**The exercise:**
Please write out the material below exactly as given.

**Supplied material:**
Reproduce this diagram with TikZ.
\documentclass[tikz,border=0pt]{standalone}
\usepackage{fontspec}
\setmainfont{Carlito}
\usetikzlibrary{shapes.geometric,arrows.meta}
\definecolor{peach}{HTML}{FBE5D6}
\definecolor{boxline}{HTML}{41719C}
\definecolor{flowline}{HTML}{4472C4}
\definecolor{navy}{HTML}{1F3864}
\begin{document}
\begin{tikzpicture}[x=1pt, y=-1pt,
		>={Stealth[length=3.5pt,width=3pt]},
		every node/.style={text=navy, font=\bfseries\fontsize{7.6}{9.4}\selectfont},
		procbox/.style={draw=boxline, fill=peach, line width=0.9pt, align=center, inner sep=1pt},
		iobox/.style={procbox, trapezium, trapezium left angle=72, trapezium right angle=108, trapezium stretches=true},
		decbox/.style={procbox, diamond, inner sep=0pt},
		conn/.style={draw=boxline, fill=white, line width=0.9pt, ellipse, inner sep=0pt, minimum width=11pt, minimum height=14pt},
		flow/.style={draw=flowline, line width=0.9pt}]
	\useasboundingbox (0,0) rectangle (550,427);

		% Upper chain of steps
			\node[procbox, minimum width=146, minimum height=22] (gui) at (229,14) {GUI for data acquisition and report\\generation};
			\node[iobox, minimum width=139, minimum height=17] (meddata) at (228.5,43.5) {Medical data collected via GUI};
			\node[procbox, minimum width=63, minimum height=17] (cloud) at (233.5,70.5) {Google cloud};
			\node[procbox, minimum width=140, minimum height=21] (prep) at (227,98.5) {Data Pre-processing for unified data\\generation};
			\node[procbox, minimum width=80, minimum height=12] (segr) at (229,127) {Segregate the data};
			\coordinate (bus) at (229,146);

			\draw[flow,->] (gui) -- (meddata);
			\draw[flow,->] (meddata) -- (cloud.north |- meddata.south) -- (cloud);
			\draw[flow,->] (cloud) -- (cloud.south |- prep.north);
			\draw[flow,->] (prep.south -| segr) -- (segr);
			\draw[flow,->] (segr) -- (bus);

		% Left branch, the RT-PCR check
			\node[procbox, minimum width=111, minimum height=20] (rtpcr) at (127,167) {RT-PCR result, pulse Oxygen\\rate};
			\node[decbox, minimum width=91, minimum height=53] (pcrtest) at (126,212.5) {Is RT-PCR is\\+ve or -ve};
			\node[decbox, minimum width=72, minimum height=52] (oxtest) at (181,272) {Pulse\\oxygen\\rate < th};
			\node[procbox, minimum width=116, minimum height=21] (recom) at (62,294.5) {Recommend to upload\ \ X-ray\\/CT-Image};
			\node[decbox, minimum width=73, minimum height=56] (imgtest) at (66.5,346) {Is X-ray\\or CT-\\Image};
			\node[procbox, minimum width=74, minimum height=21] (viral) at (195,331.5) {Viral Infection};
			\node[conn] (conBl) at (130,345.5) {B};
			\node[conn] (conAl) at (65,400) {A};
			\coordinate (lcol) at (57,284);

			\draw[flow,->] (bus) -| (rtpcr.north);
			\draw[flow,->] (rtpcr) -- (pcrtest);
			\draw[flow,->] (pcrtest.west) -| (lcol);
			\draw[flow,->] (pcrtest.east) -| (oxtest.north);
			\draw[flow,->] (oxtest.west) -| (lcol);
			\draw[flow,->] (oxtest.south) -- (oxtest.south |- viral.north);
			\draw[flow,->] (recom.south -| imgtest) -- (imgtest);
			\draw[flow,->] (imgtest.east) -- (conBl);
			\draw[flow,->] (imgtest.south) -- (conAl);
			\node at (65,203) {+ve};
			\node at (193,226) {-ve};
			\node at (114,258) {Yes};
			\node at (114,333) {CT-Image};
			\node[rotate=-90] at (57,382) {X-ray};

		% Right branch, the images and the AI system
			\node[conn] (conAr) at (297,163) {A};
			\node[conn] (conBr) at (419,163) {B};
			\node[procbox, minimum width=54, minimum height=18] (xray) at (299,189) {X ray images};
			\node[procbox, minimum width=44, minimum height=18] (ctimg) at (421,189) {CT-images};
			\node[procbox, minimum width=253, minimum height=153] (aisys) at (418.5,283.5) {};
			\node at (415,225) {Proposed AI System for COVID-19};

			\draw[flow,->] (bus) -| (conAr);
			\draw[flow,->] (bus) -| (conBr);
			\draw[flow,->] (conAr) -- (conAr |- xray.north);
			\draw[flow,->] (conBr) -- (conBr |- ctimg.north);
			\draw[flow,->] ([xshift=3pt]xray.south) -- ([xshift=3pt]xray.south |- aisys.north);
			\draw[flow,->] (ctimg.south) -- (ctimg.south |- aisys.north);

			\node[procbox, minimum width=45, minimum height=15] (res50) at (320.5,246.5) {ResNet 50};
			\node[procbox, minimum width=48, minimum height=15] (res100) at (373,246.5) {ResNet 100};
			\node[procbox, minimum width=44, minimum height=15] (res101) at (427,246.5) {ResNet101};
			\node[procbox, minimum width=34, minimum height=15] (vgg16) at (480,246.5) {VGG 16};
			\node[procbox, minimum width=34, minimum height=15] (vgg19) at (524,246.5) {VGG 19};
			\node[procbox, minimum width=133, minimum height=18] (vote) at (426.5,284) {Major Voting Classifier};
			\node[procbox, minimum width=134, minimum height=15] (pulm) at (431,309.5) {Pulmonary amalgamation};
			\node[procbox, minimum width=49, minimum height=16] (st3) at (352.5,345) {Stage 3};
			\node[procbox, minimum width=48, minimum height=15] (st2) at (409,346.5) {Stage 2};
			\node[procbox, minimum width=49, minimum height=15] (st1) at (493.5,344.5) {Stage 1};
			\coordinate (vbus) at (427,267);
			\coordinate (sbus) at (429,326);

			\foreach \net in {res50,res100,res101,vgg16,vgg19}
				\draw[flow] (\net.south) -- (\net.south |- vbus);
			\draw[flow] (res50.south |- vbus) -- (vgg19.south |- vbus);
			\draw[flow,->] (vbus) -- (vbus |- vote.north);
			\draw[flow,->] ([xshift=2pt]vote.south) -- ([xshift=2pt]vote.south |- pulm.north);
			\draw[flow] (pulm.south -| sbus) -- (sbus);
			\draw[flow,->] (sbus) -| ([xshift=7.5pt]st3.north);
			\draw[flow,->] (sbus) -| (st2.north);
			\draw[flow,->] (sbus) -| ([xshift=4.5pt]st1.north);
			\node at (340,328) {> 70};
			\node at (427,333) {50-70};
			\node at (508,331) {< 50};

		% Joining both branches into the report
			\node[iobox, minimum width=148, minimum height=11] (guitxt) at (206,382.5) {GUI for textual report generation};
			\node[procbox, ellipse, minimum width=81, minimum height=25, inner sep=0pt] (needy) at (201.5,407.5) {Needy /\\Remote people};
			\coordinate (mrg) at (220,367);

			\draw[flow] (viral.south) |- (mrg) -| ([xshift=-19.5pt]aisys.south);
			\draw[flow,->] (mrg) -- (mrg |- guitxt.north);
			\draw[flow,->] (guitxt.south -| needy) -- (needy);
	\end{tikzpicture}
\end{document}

**Solved problem:**
Reproduce this diagram with TikZ.
\documentclass[tikz,border=0pt]{standalone}
\usepackage{fontspec}
\setmainfont{Carlito}
\usetikzlibrary{shapes.geometric,arrows.meta}
\definecolor{peach}{HTML}{FBE5D6}
\definecolor{boxline}{HTML}{41719C}
\definecolor{flowline}{HTML}{4472C4}
\definecolor{navy}{HTML}{1F3864}
\begin{document}
\begin{tikzpicture}[x=1pt, y=-1pt,
		>={Stealth[length=3.5pt,width=3pt]},
		every node/.style={text=navy, font=\bfseries\fontsize{7.6}{9.4}\selectfont},
		procbox/.style={draw=boxline, fill=peach, line width=0.9pt, align=center, inner sep=1pt},
		iobox/.style={procbox, trapezium, trapezium left angle=72, trapezium right angle=108, trapezium stretches=true},
		decbox/.style={procbox, diamond, inner sep=0pt},
		conn/.style={draw=boxline, fill=white, line width=0.9pt, ellipse, inner sep=0pt, minimum width=11pt, minimum height=14pt},
		flow/.style={draw=flowline, line width=0.9pt}]
	\useasboundingbox (0,0) rectangle (550,427);

		% Upper chain of steps
			\node[procbox, minimum width=146, minimum height=22] (gui) at (229,14) {GUI for data acquisition and report\\generation};
			\node[iobox, minimum width=139, minimum height=17] (meddata) at (228.5,43.5) {Medical data collected via GUI};
			\node[procbox, minimum width=63, minimum height=17] (cloud) at (233.5,70.5) {Google cloud};
			\node[procbox, minimum width=140, minimum height=21] (prep) at (227,98.5) {Data Pre-processing for unified data\\generation};
			\node[procbox, minimum width=80, minimum height=12] (segr) at (229,127) {Segregate the data};
			\coordinate (bus) at (229,146);

			\draw[flow,->] (gui) -- (meddata);
			\draw[flow,->] (meddata) -- (cloud.north |- meddata.south) -- (cloud);
			\draw[flow,->] (cloud) -- (cloud.south |- prep.north);
			\draw[flow,->] (prep.south -| segr) -- (segr);
			\draw[flow,->] (segr) -- (bus);

		% Left branch, the RT-PCR check
			\node[procbox, minimum width=111, minimum height=20] (rtpcr) at (127,167) {RT-PCR result, pulse Oxygen\\rate};
			\node[decbox, minimum width=91, minimum height=53] (pcrtest) at (126,212.5) {Is RT-PCR is\\+ve or -ve};
			\node[decbox, minimum width=72, minimum height=52] (oxtest) at (181,272) {Pulse\\oxygen\\rate < th};
			\node[procbox, minimum width=116, minimum height=21] (recom) at (62,294.5) {Recommend to upload\ \ X-ray\\/CT-Image};
			\node[decbox, minimum width=73, minimum height=56] (imgtest) at (66.5,346) {Is X-ray\\or CT-\\Image};
			\node[procbox, minimum width=74, minimum height=21] (viral) at (195,331.5) {Viral Infection};
			\node[conn] (conBl) at (130,345.5) {B};
			\node[conn] (conAl) at (65,400) {A};
			\coordinate (lcol) at (57,284);

			\draw[flow,->] (bus) -| (rtpcr.north);
			\draw[flow,->] (rtpcr) -- (pcrtest);
			\draw[flow,->] (pcrtest.west) -| (lcol);
			\draw[flow,->] (pcrtest.east) -| (oxtest.north);
			\draw[flow,->] (oxtest.west) -| (lcol);
			\draw[flow,->] (oxtest.south) -- (oxtest.south |- viral.north);
			\draw[flow,->] (recom.south -| imgtest) -- (imgtest);
			\draw[flow,->] (imgtest.east) -- (conBl);
			\draw[flow,->] (imgtest.south) -- (conAl);
			\node at (65,203) {+ve};
			\node at (193,226) {-ve};
			\node at (114,258) {Yes};
			\node at (114,333) {CT-Image};
			\node[rotate=-90] at (57,382) {X-ray};

		% Right branch, the images and the AI system
			\node[conn] (conAr) at (297,163) {A};
			\node[conn] (conBr) at (419,163) {B};
			\node[procbox, minimum width=54, minimum height=18] (xray) at (299,189) {X ray images};
			\node[procbox, minimum width=44, minimum height=18] (ctimg) at (421,189) {CT-images};
			\node[procbox, minimum width=253, minimum height=153] (aisys) at (418.5,283.5) {};
			\node at (415,225) {Proposed AI System for COVID-19};

			\draw[flow,->] (bus) -| (conAr);
			\draw[flow,->] (bus) -| (conBr);
			\draw[flow,->] (conAr) -- (conAr |- xray.north);
			\draw[flow,->] (conBr) -- (conBr |- ctimg.north);
			\draw[flow,->] ([xshift=3pt]xray.south) -- ([xshift=3pt]xray.south |- aisys.north);
			\draw[flow,->] (ctimg.south) -- (ctimg.south |- aisys.north);

			\node[procbox, minimum width=45, minimum height=15] (res50) at (320.5,246.5) {ResNet 50};
			\node[procbox, minimum width=48, minimum height=15] (res100) at (373,246.5) {ResNet 100};
			\node[procbox, minimum width=44, minimum height=15] (res101) at (427,246.5) {ResNet101};
			\node[procbox, minimum width=34, minimum height=15] (vgg16) at (480,246.5) {VGG 16};
			\node[procbox, minimum width=34, minimum height=15] (vgg19) at (524,246.5) {VGG 19};
			\node[procbox, minimum width=133, minimum height=18] (vote) at (426.5,284) {Major Voting Classifier};
			\node[procbox, minimum width=134, minimum height=15] (pulm) at (431,309.5) {Pulmonary amalgamation};
			\node[procbox, minimum width=49, minimum height=16] (st3) at (352.5,345) {Stage 3};
			\node[procbox, minimum width=48, minimum height=15] (st2) at (409,346.5) {Stage 2};
			\node[procbox, minimum width=49, minimum height=15] (st1) at (493.5,344.5) {Stage 1};
			\coordinate (vbus) at (427,267);
			\coordinate (sbus) at (429,326);

			\foreach \net in {res50,res100,res101,vgg16,vgg19}
				\draw[flow] (\net.south) -- (\net.south |- vbus);
			\draw[flow] (res50.south |- vbus) -- (vgg19.south |- vbus);
			\draw[flow,->] (vbus) -- (vbus |- vote.north);
			\draw[flow,->] ([xshift=2pt]vote.south) -- ([xshift=2pt]vote.south |- pulm.north);
			\draw[flow] (pulm.south -| sbus) -- (sbus);
			\draw[flow,->] (sbus) -| ([xshift=7.5pt]st3.north);
			\draw[flow,->] (sbus) -| (st2.north);
			\draw[flow,->] (sbus) -| ([xshift=4.5pt]st1.north);
			\node at (340,328) {> 70};
			\node at (427,333) {50-70};
			\node at (508,331) {< 50};

		% Joining both branches into the report
			\node[iobox, minimum width=148, minimum height=11] (guitxt) at (206,382.5) {GUI for textual report generation};
			\node[procbox, ellipse, minimum width=81, minimum height=25, inner sep=0pt] (needy) at (201.5,407.5) {Needy /\\Remote people};
			\coordinate (mrg) at (220,367);

			\draw[flow] (viral.south) |- (mrg) -| ([xshift=-19.5pt]aisys.south);
			\draw[flow,->] (mrg) -- (mrg |- guitxt.north);
			\draw[flow,->] (guitxt.south -| needy) -- (needy);
	\end{tikzpicture}
\end{document}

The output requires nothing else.